|Image from the Wikimedia Commons|
We’re lucky to have another guest post by Nancy Klehm (see a nice interview with her on foraging here). Nancy visits us at the Root Simple compound at least once a year. What follows is an account of a plumbing misadventure she had on her last visit.
To give you some context, ever since we’ve remodeled our bathroom and switched to a low-flow toilet we’ve had periodic backups. We think there is a low spot just within reach of our turlet snake. The toilet flushes OK most of the time, but at least once a week I’ve got to deploy that damn snake.
I don’t use a flushie often, I made the decision to ‘go dry’ years ago, adopting the bucket toilet + sawdust system as it pairs nicely with my composting obsession and food growing habit.
I stayed at Erik and Kelly’s back in February. Their low flush toilet and antique piping can’t seem to handle even the most modest bodily donation. Once a flushing attempt proves unsuccessful, and immediately following the ‘oh no…’ guilty grimace, a light-hearted blame game plays out and then according to homestead rules, Erik snakes the toilet. The closet augur is kept on the front porch (to greet visitors?). Erik augers for a few minutes, flushes successfully, marches the tool back outside to air out and we settle back into our routines relieved that our burdens are flowing into the larger mystery of pipes and their soupy contents to the municipal waste treatment plant miles away.

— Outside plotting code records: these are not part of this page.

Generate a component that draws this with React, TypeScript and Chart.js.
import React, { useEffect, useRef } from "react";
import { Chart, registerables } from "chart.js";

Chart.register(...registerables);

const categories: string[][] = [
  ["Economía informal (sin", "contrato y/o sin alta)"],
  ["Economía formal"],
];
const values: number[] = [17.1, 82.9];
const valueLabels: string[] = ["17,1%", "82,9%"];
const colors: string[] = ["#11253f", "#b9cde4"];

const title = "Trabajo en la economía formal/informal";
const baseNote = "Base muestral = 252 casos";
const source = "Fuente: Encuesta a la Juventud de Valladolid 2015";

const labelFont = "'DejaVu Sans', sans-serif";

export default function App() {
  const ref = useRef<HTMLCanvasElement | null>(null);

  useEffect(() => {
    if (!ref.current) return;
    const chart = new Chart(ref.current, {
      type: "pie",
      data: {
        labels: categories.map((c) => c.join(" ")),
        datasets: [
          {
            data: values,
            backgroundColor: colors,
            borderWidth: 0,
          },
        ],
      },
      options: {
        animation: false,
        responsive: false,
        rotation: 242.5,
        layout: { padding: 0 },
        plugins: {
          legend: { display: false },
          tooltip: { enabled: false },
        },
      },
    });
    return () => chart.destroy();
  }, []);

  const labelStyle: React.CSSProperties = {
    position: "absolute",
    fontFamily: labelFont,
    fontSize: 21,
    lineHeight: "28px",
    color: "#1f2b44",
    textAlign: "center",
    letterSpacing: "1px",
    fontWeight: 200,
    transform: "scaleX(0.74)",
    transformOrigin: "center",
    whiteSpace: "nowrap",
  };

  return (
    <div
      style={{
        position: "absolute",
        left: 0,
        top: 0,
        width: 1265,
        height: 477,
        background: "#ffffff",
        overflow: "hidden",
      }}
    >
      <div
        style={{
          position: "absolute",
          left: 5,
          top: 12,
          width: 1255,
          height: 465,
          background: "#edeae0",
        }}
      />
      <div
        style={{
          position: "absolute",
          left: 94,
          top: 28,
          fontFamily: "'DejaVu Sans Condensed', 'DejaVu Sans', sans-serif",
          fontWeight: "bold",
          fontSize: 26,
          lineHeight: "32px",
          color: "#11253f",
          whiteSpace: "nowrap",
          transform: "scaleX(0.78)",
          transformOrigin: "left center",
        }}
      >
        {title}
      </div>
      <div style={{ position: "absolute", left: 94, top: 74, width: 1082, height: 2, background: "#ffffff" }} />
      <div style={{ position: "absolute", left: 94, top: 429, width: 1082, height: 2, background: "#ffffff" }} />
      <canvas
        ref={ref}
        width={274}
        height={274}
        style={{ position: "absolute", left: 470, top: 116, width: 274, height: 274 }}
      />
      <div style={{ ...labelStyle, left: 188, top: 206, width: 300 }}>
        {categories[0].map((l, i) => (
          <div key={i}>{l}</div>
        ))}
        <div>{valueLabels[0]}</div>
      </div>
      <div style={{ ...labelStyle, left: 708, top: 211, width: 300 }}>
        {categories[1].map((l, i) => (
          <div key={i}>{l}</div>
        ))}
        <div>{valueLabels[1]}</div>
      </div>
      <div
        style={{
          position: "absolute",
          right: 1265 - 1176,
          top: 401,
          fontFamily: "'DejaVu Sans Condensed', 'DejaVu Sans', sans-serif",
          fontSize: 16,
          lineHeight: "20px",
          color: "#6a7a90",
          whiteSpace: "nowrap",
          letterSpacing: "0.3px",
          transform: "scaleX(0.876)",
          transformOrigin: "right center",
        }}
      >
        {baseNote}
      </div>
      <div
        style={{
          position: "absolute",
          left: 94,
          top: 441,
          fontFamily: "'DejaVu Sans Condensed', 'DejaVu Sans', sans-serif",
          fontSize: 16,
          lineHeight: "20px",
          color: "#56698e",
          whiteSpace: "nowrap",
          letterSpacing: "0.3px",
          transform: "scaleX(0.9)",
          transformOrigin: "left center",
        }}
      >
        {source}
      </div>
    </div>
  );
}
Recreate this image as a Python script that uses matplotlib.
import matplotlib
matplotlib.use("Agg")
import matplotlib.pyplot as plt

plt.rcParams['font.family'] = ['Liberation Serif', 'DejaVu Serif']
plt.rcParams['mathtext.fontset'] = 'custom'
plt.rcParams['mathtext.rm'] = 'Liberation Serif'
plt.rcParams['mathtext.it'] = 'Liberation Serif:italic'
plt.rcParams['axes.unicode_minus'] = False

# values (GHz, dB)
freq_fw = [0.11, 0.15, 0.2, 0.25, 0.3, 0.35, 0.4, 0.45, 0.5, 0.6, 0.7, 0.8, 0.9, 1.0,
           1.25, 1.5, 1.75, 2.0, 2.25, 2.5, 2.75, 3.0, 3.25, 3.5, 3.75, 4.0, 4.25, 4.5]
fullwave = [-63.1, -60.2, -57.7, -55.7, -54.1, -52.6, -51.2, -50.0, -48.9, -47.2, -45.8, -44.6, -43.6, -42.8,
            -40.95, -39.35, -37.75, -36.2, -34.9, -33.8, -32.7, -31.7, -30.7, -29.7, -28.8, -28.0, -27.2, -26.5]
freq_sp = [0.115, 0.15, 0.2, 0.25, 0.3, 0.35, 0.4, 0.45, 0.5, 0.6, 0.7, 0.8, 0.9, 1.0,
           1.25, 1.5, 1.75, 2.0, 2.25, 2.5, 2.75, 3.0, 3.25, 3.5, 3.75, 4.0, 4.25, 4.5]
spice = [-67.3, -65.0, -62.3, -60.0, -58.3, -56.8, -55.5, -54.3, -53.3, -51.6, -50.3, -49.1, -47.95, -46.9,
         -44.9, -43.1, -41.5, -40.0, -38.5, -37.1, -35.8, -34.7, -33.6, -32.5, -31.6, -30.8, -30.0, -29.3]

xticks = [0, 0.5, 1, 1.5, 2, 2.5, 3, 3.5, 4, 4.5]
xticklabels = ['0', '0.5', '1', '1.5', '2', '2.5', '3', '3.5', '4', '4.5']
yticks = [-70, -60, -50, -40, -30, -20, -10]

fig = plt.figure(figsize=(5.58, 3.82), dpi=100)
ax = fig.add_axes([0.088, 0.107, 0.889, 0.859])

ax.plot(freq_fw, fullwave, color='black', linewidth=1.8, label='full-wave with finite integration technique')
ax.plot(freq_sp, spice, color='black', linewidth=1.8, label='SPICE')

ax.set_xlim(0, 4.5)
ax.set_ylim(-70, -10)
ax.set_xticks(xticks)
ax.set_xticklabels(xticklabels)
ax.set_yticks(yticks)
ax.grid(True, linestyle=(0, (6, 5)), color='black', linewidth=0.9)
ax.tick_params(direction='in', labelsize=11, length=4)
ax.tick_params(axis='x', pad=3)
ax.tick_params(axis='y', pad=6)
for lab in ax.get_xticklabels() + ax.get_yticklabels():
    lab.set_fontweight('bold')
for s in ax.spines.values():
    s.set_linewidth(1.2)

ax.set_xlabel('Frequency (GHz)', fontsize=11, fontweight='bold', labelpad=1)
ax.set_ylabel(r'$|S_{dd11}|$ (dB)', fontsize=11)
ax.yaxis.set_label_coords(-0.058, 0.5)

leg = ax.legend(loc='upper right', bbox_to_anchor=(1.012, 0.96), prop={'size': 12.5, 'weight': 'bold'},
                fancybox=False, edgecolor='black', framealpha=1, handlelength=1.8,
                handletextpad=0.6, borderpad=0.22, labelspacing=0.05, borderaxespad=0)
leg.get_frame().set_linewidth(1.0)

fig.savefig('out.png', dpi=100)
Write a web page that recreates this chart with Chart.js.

But with Erik and Kelly out of town on one of the weekends during my stay, the daily chores of feeding the kittens, letting out the single hen to roam the yard and snaking, if so needed, fell on me. And yes, the toilet clogged and no, I did not assume the blame. I am regular enough (2-3x/day) as are Erik and Kelly for the record [editor’s note: the editors demur from either acknowledging or disavowing the hypothetical frequency of their natural propensities.] to avoid creating such monsters and yet, the flushie needs snaking every day soon after the post-caffeine effect.
Using a closet augur looked pretty self-explanatory, but I decided to check in with YouTube University and watch ‘the pros’ do it. I was fortunate to find a true pro: Ramona’s Plumbing, a D.I.Y. plumbing site with 36 videos uploaded of Greg Chick, a licensed plumber in flipflops who walks you through fixing problems on a variety of topics including faucets, showers and yes, toilets.
I watched a 10:37 minute video of Greg dislodging a ‘soft blockage’ of intentionally placed, wadded paper towel. He was sensible and upbeat, but the bowl in the video was clean. The one I was working on was not. My tool was the poor cousin of the streamlined one Greg was using. So I opened the window wide, and with a burning candle and a wad of mugwort smoldering on the back of the tank, I swung the augur into the bowl and batted a foul. I closed the door and grabbed the phone. Fortunately, I managed to reach Erik and he coached me through my next attempt. My heart-rate jumped ugghing that augur coil into the tank. I yanked it out. There was a sloop. I flushed. Pooping in a bucket with sawdust ultimately feels more sanitary, sane and more manageable as very little can go wrong with such a simple system.
And, when I sat with cup of tea to write this, I had just snaked the toilet for the 6th time in three days. Sure I was glad to learn a new tool and this skill, as well as earn some more insight into the workings of water toilets and yet, snaking a toilet is one of the more compelling arguments for why I ‘go dry’.
Considerations for abandoning your flushie (and switching over to the bucket):
- Your body’s nutrient should be returned to the Source and by that I mean Mama Earth. This has always been the way. Now is the opportunity to revisit this connection.
- Pooping into sawdust allows you to observe your waste, an indicator of healthy body function. This is commonly understood in the medical community be it Western, Aruvedic or Chinese.
- Human waste is a source of healthy soil if properly composted. (subset of consideration #1) It is sane and safe to compost your human waste if you are a competent (read: very experienced) composter of other organic waste and have the place to do so that will not create a nuisance (aka SMELL) for your neighbors or family.
- Waste should not foul potable aka drinkable water. Waste treatment plants use chemical and loads of energy (gas and electricity). Electricity by the way, depending how it is generated also uses large amounts of fresh water.
- Greywatering your house is a much more enjoyable way to stretch into your plumbing fantasies than dealing with a clogged flush toilet.
- Your water bill will plummet. Toilet’s account for 30% of our daily water useage.
- It’s quiet. No one knows you are ‘using it’ even if you are on the phone.
In other words, Disconnect to Reconnect, folks.
Since I haven’t been able to convince the most thoughtful people I know to join the dry movement, I am investing in a closet augur and taking this show on the road.